Senior year began with a production of 'Crimes of the Heart'. I played Barnette Lloyd, the lawyer who becomes smitten with the youngest sister. This production was, to say the least, troubled. The entire play takes place in the kitchen of a small farmhouse. The design team created a kitchen that you could comfortably plop Versailles into. I found myself playing intimate scenes across a teensy kitchen table four hundred feet of fake linoleum away from any audience. Total disaster.
Next up came 'Camelot'. This play featured a live dog and a live horse. I gave a terrible audition and didn't get the part of Arthur which I think I would have been great at. Instead I played King Pellinore who is supposed to be old. I affected a Monty Python accent, put flowers in my hair, and let a cocker spaniel upstage me every day.
Except for the day the spaniel didn't show. I pranced onstage to my horrified cast members and asked if they'd seen my dog. I was upset that I'd lost my dog. I held the leash sadly. This was my favorite moment of the whole run.
Somewhere in here a wart began to form on my heel, the inside of my right heel. At first I ignored it because, you know, I was in college and drunk most of the time. But by the time spring semester rolled around it had started to hurt. I was also in Costume 412 poking myself with needles to get a theater degree.
The final project of the class is a dreaded conundrum called a 'Fabric Morgue'. It is a testament to my inattentiveness that I do not know what the hell this means. To finish it you had to write some sort of thesis on fabric, subject every sort of fabric known to man to flammable tests, water-proofing, cloaking properties, scratch-and-sniff lacquering and simple draping.
This might as well have been a particle physics exam for me. I was going to FAIL.
The week before finals I finally had to do something about the pesky wart. It hurt to wear shoes. My girlfriend and I were in our own downward spiral of disaster that rivaled the impending 'Fabric Morgue' catastrophe. We'd started seeing each other at the end of my first junior-not-senior-year. Just as it got serious an old high school friend that I'd had an on-again off-again long-distance flirtatiousness with wrote to me and said she wanted to be with me for real this time. I broke up with the new girl, had second thoughts, bounced between both of them for several months and probably stressed myself right into a big-ass wart on my heel.
Cut to the low-brick Rats of NIMH evil experiments building of Health Services. The incident that I will never write about publicly still filled me with dread when I thought of going to the URI doctors but in spite of the fine sheen of sweat that accompanied the making of the appointment, I shuffled down there between classes.

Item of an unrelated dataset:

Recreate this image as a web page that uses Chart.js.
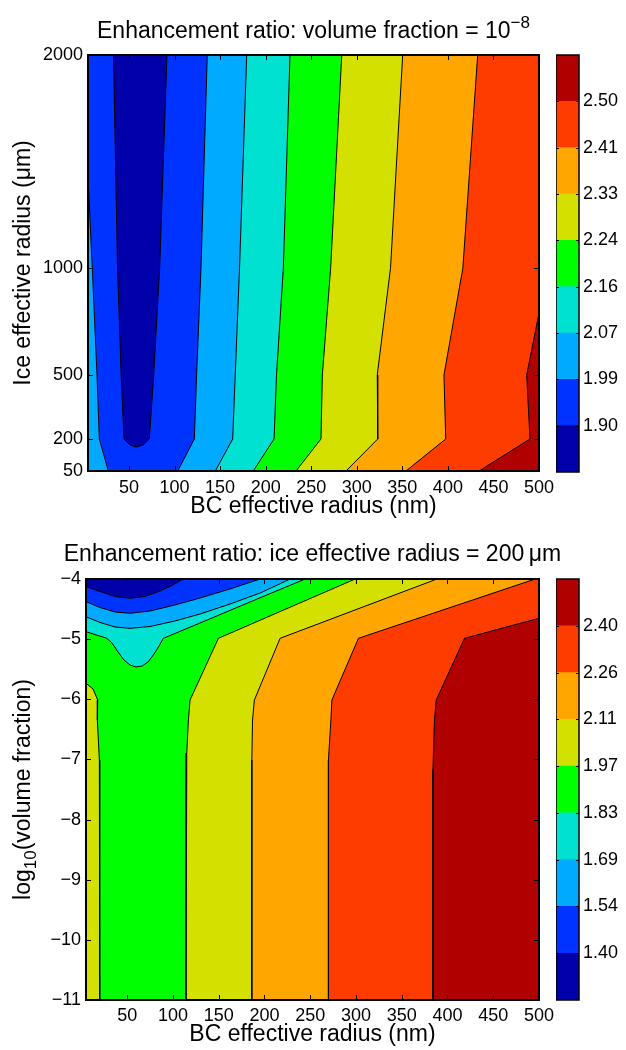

The same nurse who'd bungled my previous visits of course was on shift. She apologized for the earlier lawsuit-worthy fuckup and then proceeded to use about four times the amount necessary of liquid hydrogen on the wart. Of course I didn't know she used too much at the TIME. No, I walked out of there under my own power and was told that there might be a little swelling, I might get a bit of a blister, but it was to be expected.
The next morning I woke up and there was a blood blister the size of a plum on my heel. I thought it was hard to put on shoes with the fucking wart; this was like trying to shove a bowling ball into a change purse.
So accustomed was I to bullshit health occurrences, I didn't even THINK ANYTHING OF IT. I went to a Theater History Final. I went to a Chemistry Final. All wearing flip flops and apologizing to my vomiting classmates who wondered what the fuck was on my foot. During a lunch conversation with my now-on-again girlfriend I was raving a bit and vaguely almost passed out.
She convinced me to go BACK to Health Services. When the doctor came in he took one look at my foot and said, "Oh my god!" Not what you want to hear from your doctor. They held me down and LANCED the fucker, with blood spraying all over that bitch of a nurse who'd burnt my god damn foot off.
When I say it was the size of a plum I am not exaggerating. Imagine a plum sliced in half. Then glue it to your heel. That's what this looked like. The wart sat white on top of the dark red blood blister like a glaring white eye and I'm so sorry that I've spread that image from my brain to yours but I've got to get this OUT there and move the fuck on.
Okay. So. I'm on painkillers and crutches AGAIN. I get a note from my doctor saying I won't be able to study too hard for my finals because, you know, he just CUT OFF HALF OF MY FUCKING HEEL.
The silver lining? I was relieved of the requirement of producing a fabric morgue, which was lucky because I still didn't know what the hell it even was.